It is now the 3rd issue of Cell Stem Cell, which is the official journal of the International Society for Stem Cell Research (ISSCR). From the current issue:
In human pancreatic cancer a distinct subpopulation of migrating CD133+ CXCR4+ cancer stem cells turned out to be essential for tumor metastasis different from the ones responsible for tumor growth: Distinct Populations of Cancer Stem Cells Determine Tumor Growth and Metastatic Activity in Human Pancreatic Cancer
Ann Parson highlights Singapore’s Biopolis with a 3.5 billion budget for 10 years:
Biopolis, a broad and busy spectrum of largely government-funded stem cell research—everything from ES to adult cells, basic to clinical—is clear indication of a small nation eager to stay at the forefront. “One of the attractive aspects of Biopolis is that it’s the way a small island can artificially create critical mass,” Alan Colman noted. “It takes the view that there’s no way it can sustain the number and quality of scientists that you’ll find in a Boston, or certain other hot areas in North America. But what you can do is bring everyone together as close as possible so that you can maximize the benefit of your resources.” There are the many distinguished senior scientists from the stem cell and related fields that Philip Yeo lured from other continents, earning him the moniker of “serial kidnapper.”
Guess what?

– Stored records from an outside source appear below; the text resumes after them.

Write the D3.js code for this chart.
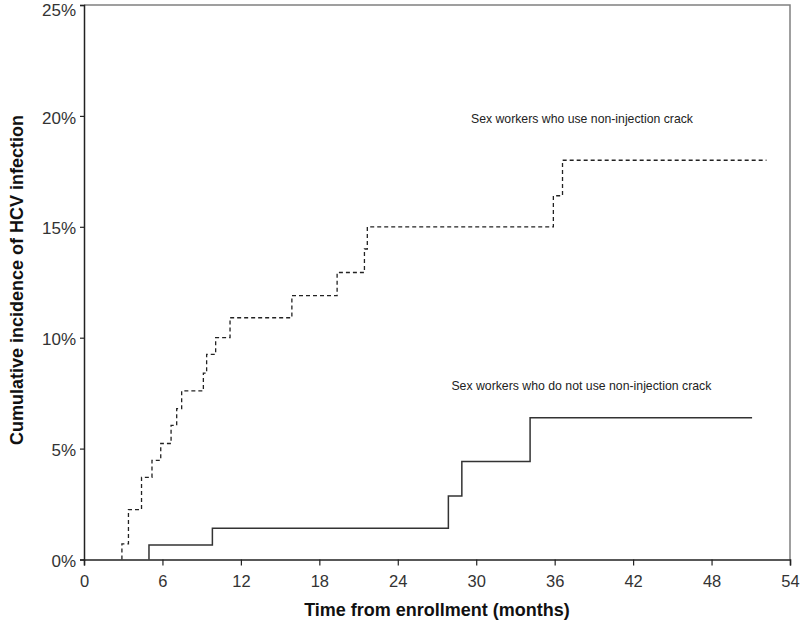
<!DOCTYPE html>
<html><head><meta charset="utf-8">
<script src="https://cdn.jsdelivr.net/npm/d3@7"></script>
<style>body{margin:0;background:#fff}svg{display:block}</style>
</head><body>
<svg id="c" width="800" height="624"></svg>
<script>
// Data (months, cumulative incidence %)
const crackTimes = [2.9, 3.4, 4.4, 5.2, 5.87, 6.66, 7.09, 7.47, 9.13, 9.38, 10.07, 11.17, 15.9, 19.36, 21.45, 21.67, 35.9, 36.6];
const crackValues = [0.7, 2.25, 3.7, 4.47, 5.23, 6.05, 6.8, 7.6, 8.4, 9.25, 10.0, 10.9, 11.9, 12.94, 14.0, 15.0, 16.4, 18.0];
const crackEnd = 52.2;
const noCrackTimes = [4.97, 9.82, 27.87, 28.9, 34.12];
const noCrackValues = [0.65, 1.41, 2.86, 4.42, 6.39];
const noCrackEnd = 51.1;
const xTicks = [0, 6, 12, 18, 24, 30, 36, 42, 48, 54];
const yTicks = [0, 5, 10, 15, 20, 25];
const labels = ["Sex workers who use non-injection crack", "Sex workers who do not use non-injection crack"];

const svg = d3.select("#c");
const L = 84, R = 790, T = 5, B = 559.5;
const x = d3.scaleLinear().domain([0, 54]).range([L, R]);
const y = d3.scaleLinear().domain([0, 25]).range([B, T]);
const font = "'Liberation Sans', Arial, sans-serif";

// frame (top & right)
svg.append("path").attr("d", `M${L},${T}H${R}V${B}`).attr("fill","none").attr("stroke","#808080").attr("stroke-width",1.5);

// axes
const xa = svg.append("g").attr("transform",`translate(0,${B})`)
  .call(d3.axisBottom(x).tickValues(xTicks).tickSize(6).tickPadding(10).tickFormat(d3.format("d")));
const ya = svg.append("g").attr("transform",`translate(${L},0)`)
  .call(d3.axisLeft(y).tickValues(yTicks).tickSize(4).tickPadding(4).tickFormat(d => d + "%"));
[xa, ya].forEach(a => {
  a.select(".domain").attr("stroke","#222").attr("stroke-width",1.5);
  a.selectAll(".tick line").attr("stroke","#222").attr("stroke-width",1.2);
  a.selectAll("text").attr("fill","#333").style("font-family",font);
});
xa.selectAll("text").style("font-size","16.5px");
ya.selectAll("text").style("font-size","17px").attr("dy", d => d === 25 ? "0.6em" : "0.42em");

function steps(times, values, end) {
  const pts = [[times[0], 0]];
  times.forEach((t, i) => pts.push([t, values[i]]));
  pts.push([end, values[values.length - 1]]);
  return pts;
}
const line = d3.line().x(d => x(d[0])).y(d => y(d[1])).curve(d3.curveStepAfter);

svg.append("path").datum(steps(crackTimes, crackValues, crackEnd))
  .attr("d", line).attr("fill","none").attr("stroke","#222").attr("stroke-width",1.3)
  .attr("stroke-dasharray","4,3");
svg.append("path").datum(steps(noCrackTimes, noCrackValues, noCrackEnd))
  .attr("d", line).attr("fill","none").attr("stroke","#333").attr("stroke-width",1.5);

// curve labels
svg.append("text").attr("x", x(29.6)).attr("y", y(19.66))
  .attr("font-family",font).attr("font-size",13.5).attr("fill","#222").text(labels[0])
  .attr("textLength",222).attr("lengthAdjust","spacingAndGlyphs");
svg.append("text").attr("x", x(28.1)).attr("y", y(7.65))
  .attr("font-family",font).attr("font-size",13).attr("fill","#222").text(labels[1])
  .attr("textLength",260).attr("lengthAdjust","spacingAndGlyphs");

// axis titles
svg.append("text").attr("x", 437).attr("y", 616).attr("text-anchor","middle")
  .attr("font-family",font).attr("font-weight","bold").attr("font-size",18).attr("fill","#111")
  .text("Time from enrollment (months)");
svg.append("text").attr("transform","translate(23,280) rotate(-90)").attr("text-anchor","middle")
  .attr("font-family",font).attr("font-weight","bold").attr("font-size",18).attr("fill","#111")
  .text("Cumulative incidence of HCV infection");
</script>
</body></html>
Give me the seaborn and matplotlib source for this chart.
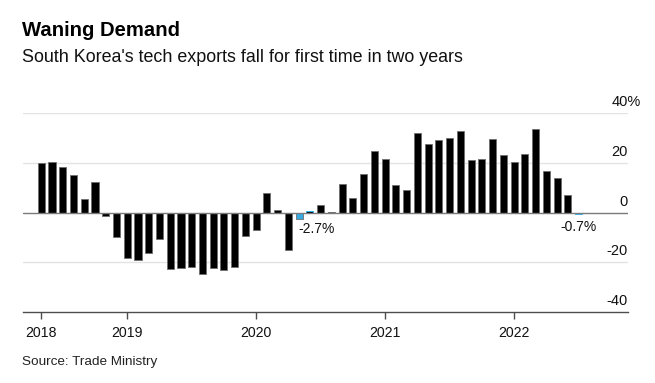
import matplotlib

matplotlib.use("Agg")

import matplotlib.pyplot as plt
import numpy as np
import pandas as pd
import seaborn as sns

# monthly year-on-year change in ICT exports, May 2018 - Jul 2022 (%)
months = pd.period_range("2018-05", "2022-07", freq="M")
values = [
    20.0, 20.4, 18.4, 15.3, 5.4, 12.5, -1.5, -9.8,
    -18.3, -18.9, -16.2, -10.6, -22.6, -22.1, -21.9, -24.6, -22.1, -23.1, -21.9, -9.4,
    -7.0, 8.1, 1.2, -15.0, -2.7, 0.9, 3.2, 0.1, 11.7, 6.0, 15.7, 24.8,
    21.6, 11.1, 9.0, 32.3, 27.8, 29.3, 30.1, 32.9, 21.2, 21.6, 29.9, 23.2,
    20.4, 23.8, 33.6, 16.8, 14.1, 7.0, -0.7,
]
highlight_months = ["2020-05", "2022-07"]
y_ticks = [40, 20, 0, -20, -40]

TITLE = "Waning Demand"
SUBTITLE = "South Korea's tech exports fall for first time in two years"
SOURCE = "Source: Trade Ministry"

BLACK = "#000000"
BLUE = "#1ab4ff"
LABEL_SIZE = 10.5

df = pd.DataFrame({"month": months.astype(str), "value": values})
df["highlight"] = df["month"].isin(highlight_months)

sns.set_theme(style="white")
plt.rcParams["font.family"] = ["Liberation Sans", "DejaVu Sans"]

fig = plt.figure(figsize=(6.55, 3.83), dpi=100)
ax = fig.add_axes([0.0351, 0.1854, 0.9237, 0.5183])

sns.barplot(
    data=df, x="month", y="value", hue="highlight",
    palette={False: BLACK, True: BLUE}, dodge=False, legend=False,
    width=0.66, edgecolor="#6e6e6e", linewidth=0.6, ax=ax,
)
for patch, hl in zip(ax.patches, df["highlight"]):
    if hl:
        patch.set_edgecolor(BLUE)

ax.set_xlim(-1.7, 54.6)
ax.set_ylim(-40, 40)
ax.set_xlabel("")
ax.set_ylabel("")
for s in ["top", "right", "left"]:
    ax.spines[s].set_visible(False)
ax.spines["bottom"].set_color("#4d4d4d")
ax.spines["bottom"].set_linewidth(1.0)

# gridlines and right-hand labels (numbers end at the axis edge, top one carries a % sign)
for v in y_ticks:
    if v == 0:
        ax.axhline(0, color="#7a7a7a", lw=1.0, zorder=3)
    elif v != -40:
        ax.axhline(v, color="#e3e3e3", lw=1.0, zorder=0)
    label = f"{v}%" if v == max(y_ticks) else f"{v}"
    shift = 0.889 * LABEL_SIZE if label.endswith("%") else 0
    ax.annotate(label, xy=(1.0, v), xycoords=("axes fraction", "data"),
                xytext=(shift, 3), textcoords="offset points",
                ha="right", va="bottom", fontsize=LABEL_SIZE, color="#111111")
ax.set_yticks([])

# year ticks: first bar and every January
tick_pos = [i for i, m in enumerate(months) if i == 0 or m.month == 1]
tick_lab = [str(months[i].year) for i in tick_pos]
ax.set_xticks(tick_pos)
ax.set_xticklabels(tick_lab, fontsize=10.2, color="#111111")
ax.tick_params(axis="x", bottom=True, length=5, width=1, color="#4d4d4d", pad=5)

# highlight labels
i1 = df.index[df["month"] == highlight_months[0]][0]
i2 = df.index[df["month"] == highlight_months[1]][0]
ax.annotate(f"{df.loc[i1, 'value']:.1f}%", xy=(i1 - 0.1, df.loc[i1, "value"]),
            xytext=(0, -1.5), textcoords="offset points",
            ha="left", va="top", fontsize=10, color="#111111")
ax.annotate(f"{df.loc[i2, 'value']:.1f}%", xy=(i2, df.loc[i2, "value"]),
            xytext=(0, -4), textcoords="offset points",
            ha="center", va="top", fontsize=10, color="#111111")

fig.text(0.034, 0.905, TITLE, fontsize=14.6, fontweight="bold", color="#000000", va="baseline")
fig.text(0.034, 0.838, SUBTITLE, fontsize=12.9, color="#111111", va="baseline")
fig.text(0.034, 0.048, SOURCE, fontsize=9.7, color="#222222", va="baseline")

fig.savefig("out.png", dpi=100)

Around 2005 I tried to get a scholarship to Biopolis (wanderlust?), but I failed as the big professor did not even reply to the contact person, who was also a professor recommending me. In Biopolis they are not really interested in recruiting young scientists from abroad as they want foreign experts mentoring the local talents, not vica versa.
At Harvard Medical School, “You are one person out of hundreds in an academic center that has achieved its pinnacle,” Bing Lim remarked. “You feel you wouldn’t be missed. In Singapore, you see a country that is striving to build a center of excellence and constantly raising its own bar, and you know your contribution can matter.”